_Written task:_ Every line below that holds the string "standalone" should be copied out.

_Records for this task:_
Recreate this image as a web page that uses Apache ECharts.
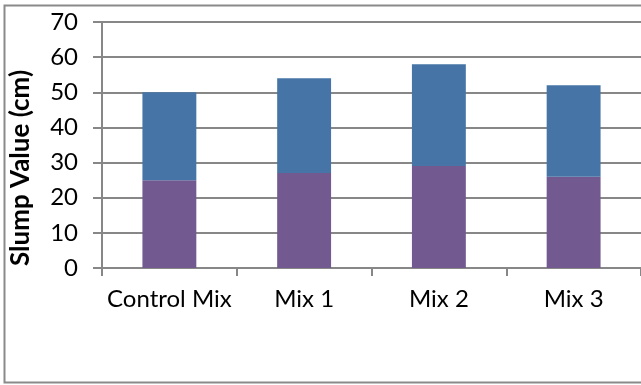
...
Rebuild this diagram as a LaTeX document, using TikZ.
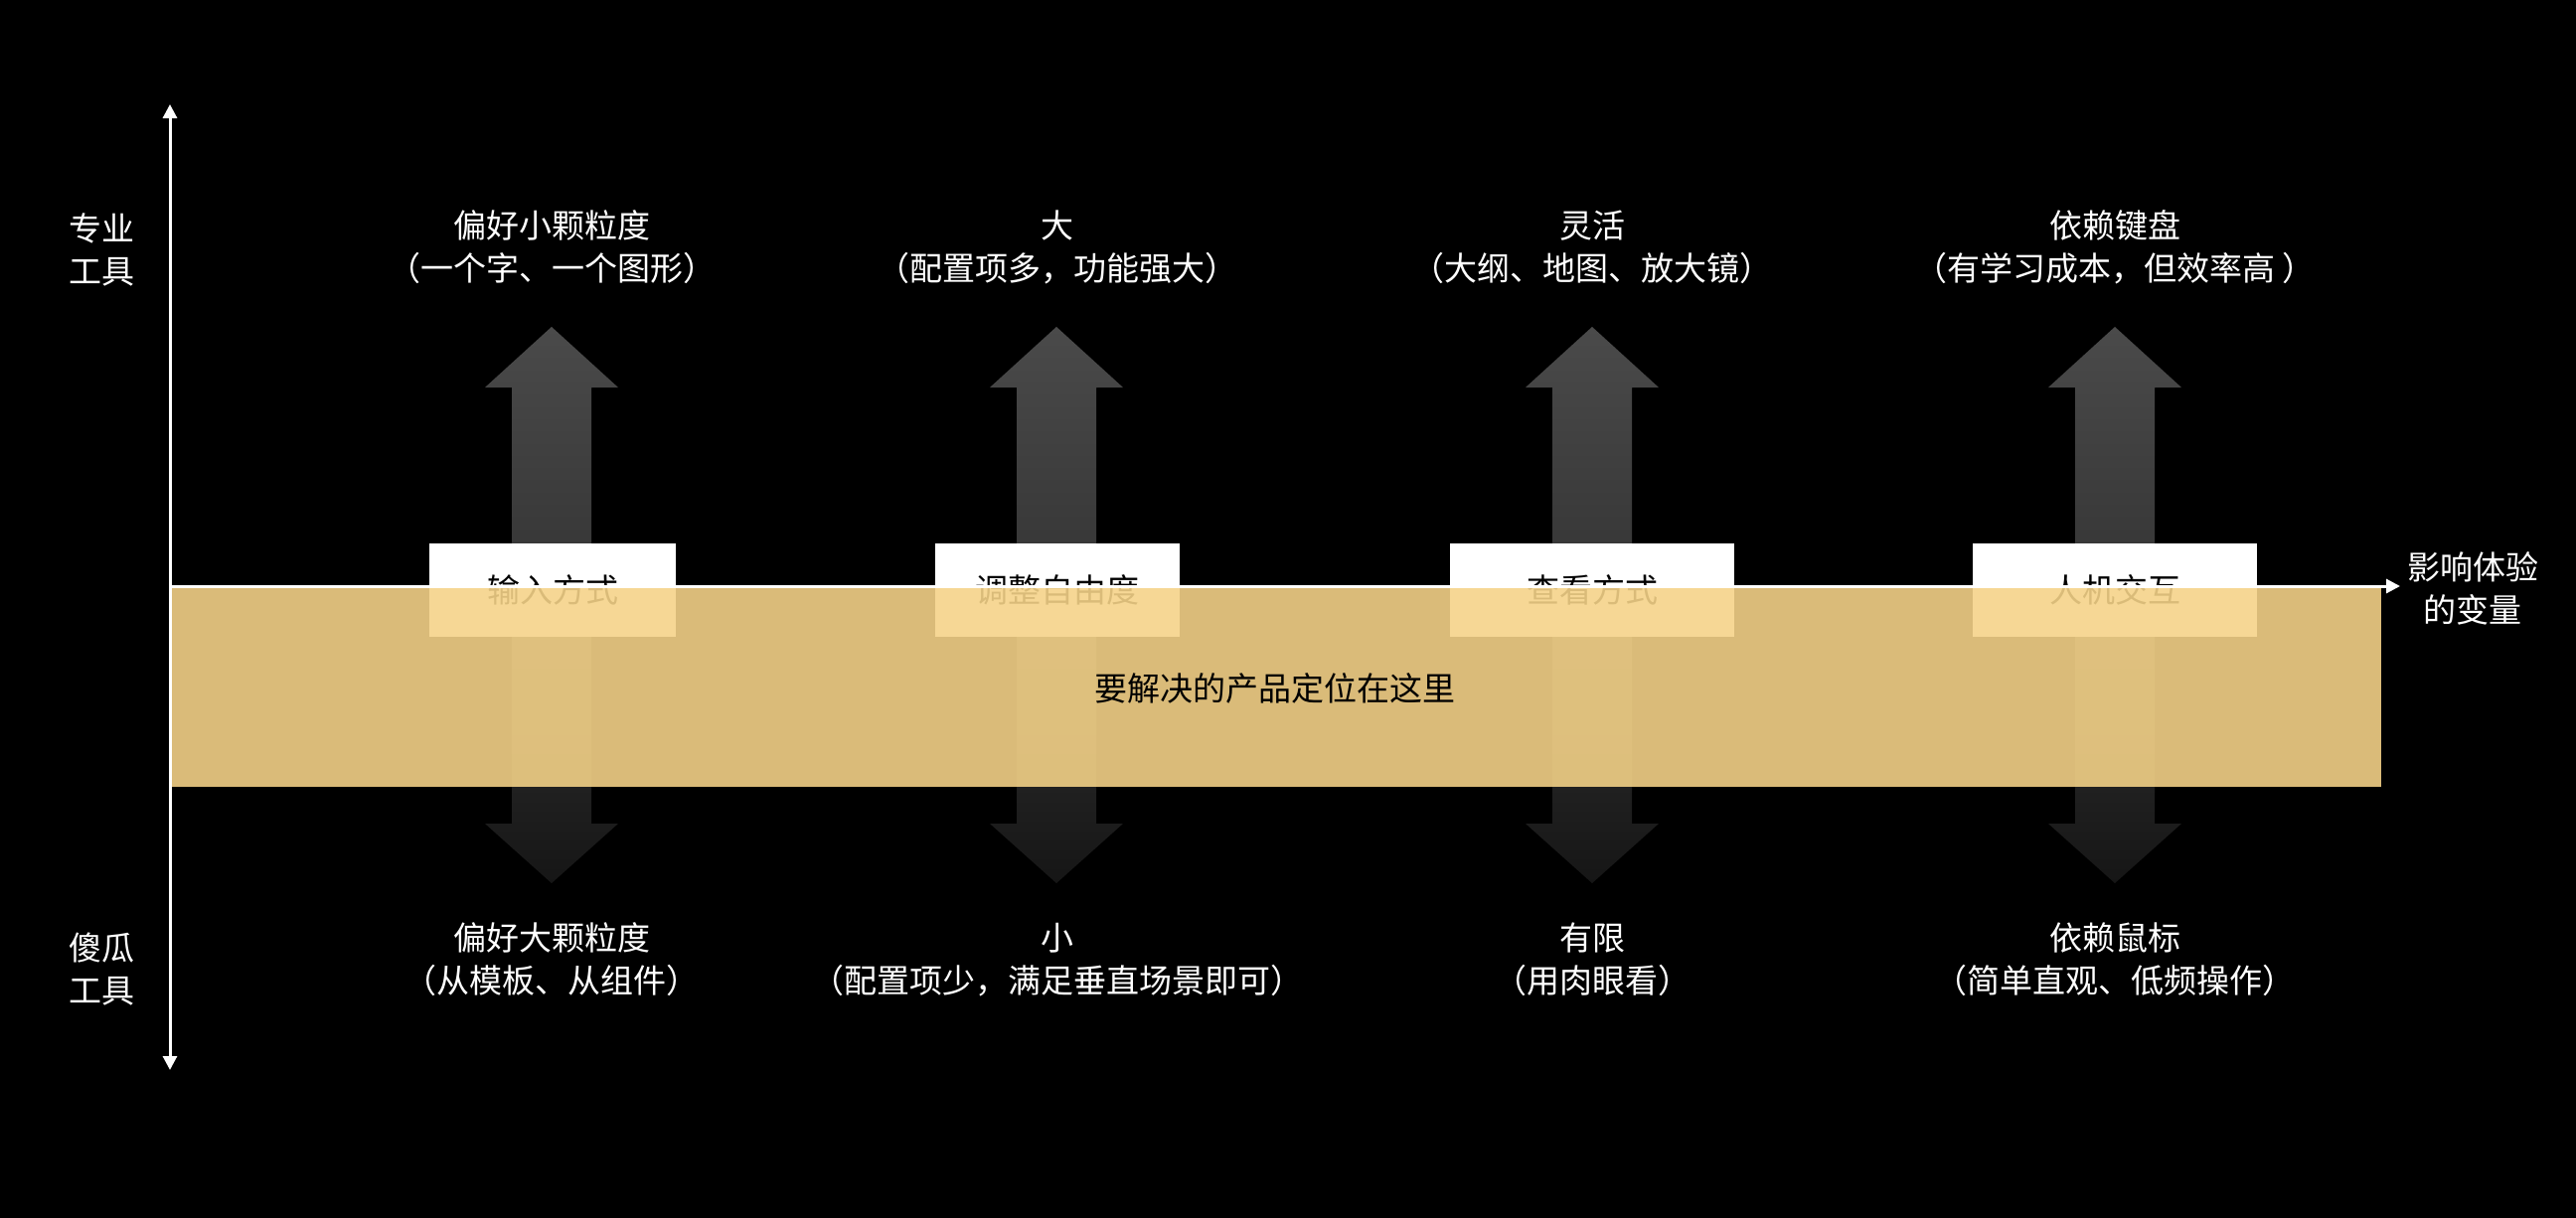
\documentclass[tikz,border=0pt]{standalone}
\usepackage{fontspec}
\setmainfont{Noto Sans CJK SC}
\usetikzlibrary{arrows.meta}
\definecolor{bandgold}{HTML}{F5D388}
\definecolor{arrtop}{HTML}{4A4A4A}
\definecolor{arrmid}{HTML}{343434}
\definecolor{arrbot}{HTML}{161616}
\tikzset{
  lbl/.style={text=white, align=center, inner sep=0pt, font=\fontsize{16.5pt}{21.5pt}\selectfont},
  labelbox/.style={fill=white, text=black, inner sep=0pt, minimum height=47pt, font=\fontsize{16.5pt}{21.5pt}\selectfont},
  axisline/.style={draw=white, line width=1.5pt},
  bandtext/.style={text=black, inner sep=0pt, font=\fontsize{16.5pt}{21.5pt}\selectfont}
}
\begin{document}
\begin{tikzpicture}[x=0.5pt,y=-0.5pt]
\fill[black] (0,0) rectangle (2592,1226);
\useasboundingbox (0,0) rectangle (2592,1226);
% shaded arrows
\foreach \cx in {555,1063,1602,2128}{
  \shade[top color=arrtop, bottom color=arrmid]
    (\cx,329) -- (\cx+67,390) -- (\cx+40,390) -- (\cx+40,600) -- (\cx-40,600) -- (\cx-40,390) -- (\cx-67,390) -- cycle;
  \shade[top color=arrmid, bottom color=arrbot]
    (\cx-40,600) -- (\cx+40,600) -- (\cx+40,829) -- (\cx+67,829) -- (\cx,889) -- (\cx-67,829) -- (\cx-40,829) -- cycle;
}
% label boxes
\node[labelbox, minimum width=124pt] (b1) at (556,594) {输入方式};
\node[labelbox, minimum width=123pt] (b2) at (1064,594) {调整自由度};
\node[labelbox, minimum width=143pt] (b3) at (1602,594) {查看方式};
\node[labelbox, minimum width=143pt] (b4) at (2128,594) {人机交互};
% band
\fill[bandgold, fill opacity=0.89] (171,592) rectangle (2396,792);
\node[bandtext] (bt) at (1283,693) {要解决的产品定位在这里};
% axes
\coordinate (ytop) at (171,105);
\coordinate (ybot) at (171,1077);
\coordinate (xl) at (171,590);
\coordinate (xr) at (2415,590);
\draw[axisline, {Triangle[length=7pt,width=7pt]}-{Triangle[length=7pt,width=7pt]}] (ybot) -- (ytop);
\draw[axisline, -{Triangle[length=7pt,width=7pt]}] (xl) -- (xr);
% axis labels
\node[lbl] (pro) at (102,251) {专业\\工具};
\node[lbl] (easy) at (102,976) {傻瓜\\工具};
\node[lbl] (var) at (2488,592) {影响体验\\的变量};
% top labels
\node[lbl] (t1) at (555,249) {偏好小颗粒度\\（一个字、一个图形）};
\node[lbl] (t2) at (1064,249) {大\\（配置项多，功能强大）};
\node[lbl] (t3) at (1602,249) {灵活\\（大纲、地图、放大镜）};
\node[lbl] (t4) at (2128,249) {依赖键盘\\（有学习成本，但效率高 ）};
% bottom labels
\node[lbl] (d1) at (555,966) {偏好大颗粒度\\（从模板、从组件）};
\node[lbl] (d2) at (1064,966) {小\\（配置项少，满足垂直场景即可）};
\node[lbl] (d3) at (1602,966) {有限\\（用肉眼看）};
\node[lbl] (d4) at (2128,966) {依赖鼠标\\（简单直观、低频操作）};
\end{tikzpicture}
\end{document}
* * *
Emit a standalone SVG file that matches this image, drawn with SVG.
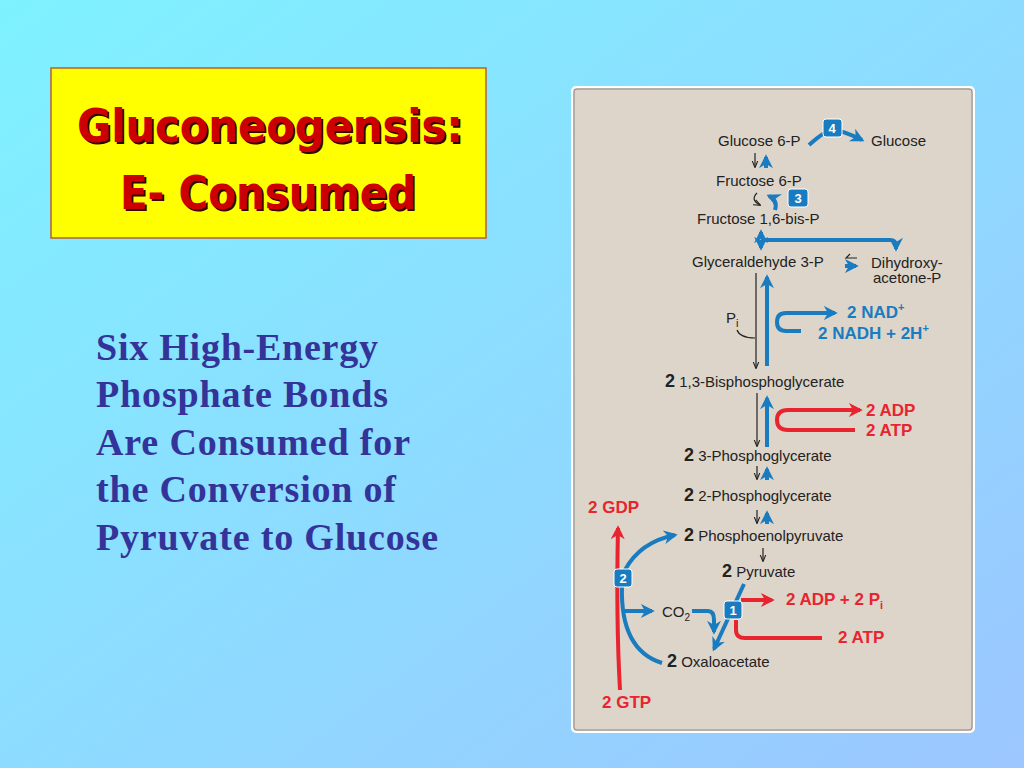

_Answer for this exercise:_
\documentclass[tikz,border=0pt]{standalone}
Emit a standalone SVG file that matches this image, drawn with SVG.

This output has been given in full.